Now, suppose you are working on a bunch of images that have been extracted from an iPhone 5c smartphone and put all in the same folder. You are looking for traces of document falsification, and the folder indeed contains a lot of document images that need to be investigated, plus a lot of totally irrelevant images saved on the device by social media apps like Whatsapp, Facebook, etc. Separating images by inspecting their content, one by one, would take a lot of time. Wouldn’t it be great if we could quickly filter away all images that were not captured using the device camera app? Good news: that’s something you can easily do with Amped Authenticate’s Batch File Format Analysis!

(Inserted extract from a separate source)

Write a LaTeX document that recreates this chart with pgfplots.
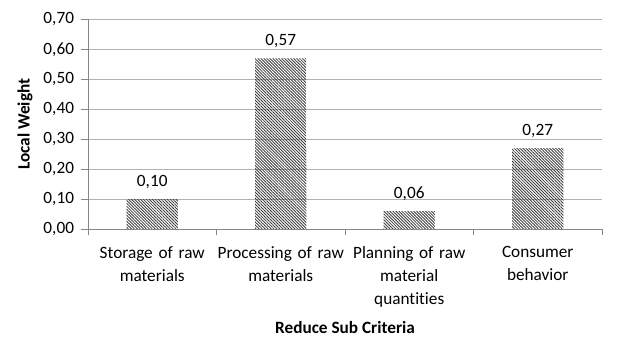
\documentclass[border=0pt]{standalone}
\usepackage{fontspec}
\setmainfont{Carlito}[Ligatures=NoCommon]
\usepackage{pgfplots}
\pgfplotsset{compat=1.18}
\usetikzlibrary{patterns.meta}
\definecolor{gridgray}{RGB}{178,178,178}
\definecolor{axisgray}{RGB}{134,134,134}
\definecolor{hatchgray}{RGB}{60,60,60}
\begin{document}
\begin{tikzpicture}
\begin{axis}[
  scale only axis,
  width=514bp, height=209.5bp,
  font=\fontsize{17.3}{23}\selectfont,
  /pgf/number format/assume math mode=true,
  ymin=0, ymax=0.7,
  ytick={0,0.1,0.2,0.3,0.4,0.5,0.6,0.7},
  yticklabel style={xshift=-3.5bp, /pgf/number format/.cd, fixed, fixed zerofill, precision=2, use comma},
  xmin=-0.5, xmax=3.5,
  xtick={0,1,2,3},
  xticklabels={Storage of raw\\materials, Processing of raw\\materials, Planning of raw\\material\\quantities, Consumer\\behavior},
  xticklabel style={align=center, text width=135bp, yshift=-7bp},
  major x tick style={draw=none},
  minor xtick={-0.5,0.5,1.5,2.5,3.5},
  axis lines*=left,
  axis line style={axisgray, line width=0.9bp},
  tick align=outside,
  tick style={axisgray, line width=0.9bp},
  major tick length=7bp,
  minor tick length=6bp,
  ymajorgrids,
  major grid style={gridgray, line width=0.9bp},
  ylabel={\bfseries Local Weight},
  ylabel style={at={(axis description cs:-0.1226,0.5)}, anchor=center},
  xlabel={\bfseries Reduce Sub Criteria},
  xlabel style={at={(axis description cs:0.5,-0.4726)}, anchor=center},
  clip=false,
]
\addplot[ybar, bar width=0.4, draw=none,
  pattern={Lines[angle=-45, distance=2.1bp, line width=0.85bp]},
  pattern color=hatchgray,
  nodes near coords,
  nodes near coords style={/pgf/number format/.cd, fixed, fixed zerofill, precision=2, use comma, /tikz/.cd, yshift=7bp, text=black},
] coordinates {(0,0.10) (1,0.57) (2,0.06) (3,0.27)};
\end{axis}
\pgfresetboundingbox
\useasboundingbox ([xshift=-88bp,yshift=-109bp]current axis.south west) rectangle ([xshift=41bp,yshift=19.5bp]current axis.north east);
\end{tikzpicture}
\end{document}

Just click on the menu item shown above and select the folder containing your images. In a few seconds, you’ll see a big table popping up with a lot of high-level information about each image. If you find the table too large, you can right click on the header and customize the set of columns to be shown (once more, focus matters!).

If you click on a column header, you will have results sorted based on its values (numerical sorting is used for numbers, alphabetical sorting for strings). In our case, if we just sort by Exif Make, we find that some images come with the smartphone model written in metadata, while many others don’t.

This is expected since, as Authenticate users surely remember, most social media apps strip out metadata as part of their image manipulation process. You may have noticed in the table above that images from the iPhone have two possible JPEG qualities, 92 and 95. Which means that their JPEG quantization table is also different. Should we trust all images or not?

Once again, Authenticate does not leave you alone with your problem! You can use the Search images from same camera model tool to check whether it’s possible to find reference images for our device on the web so we can compare our files to them. We’ll show you how to do it in another post, but for now just trust me: you can indeed have both quantization tables in original iPhone 5c images.

Ok, now it’s just a matter of selecting all images we like, right click on the selection and pick the “Export images” menu entry: we’ll be prompted to select a target folder where selected images will be copied (a good forensic software should not move potential evidence from their current location!)

And we’re done! Now we can focus the rest of the work only on images that were captured from the smartphone camera app, saving a lot of time as promised.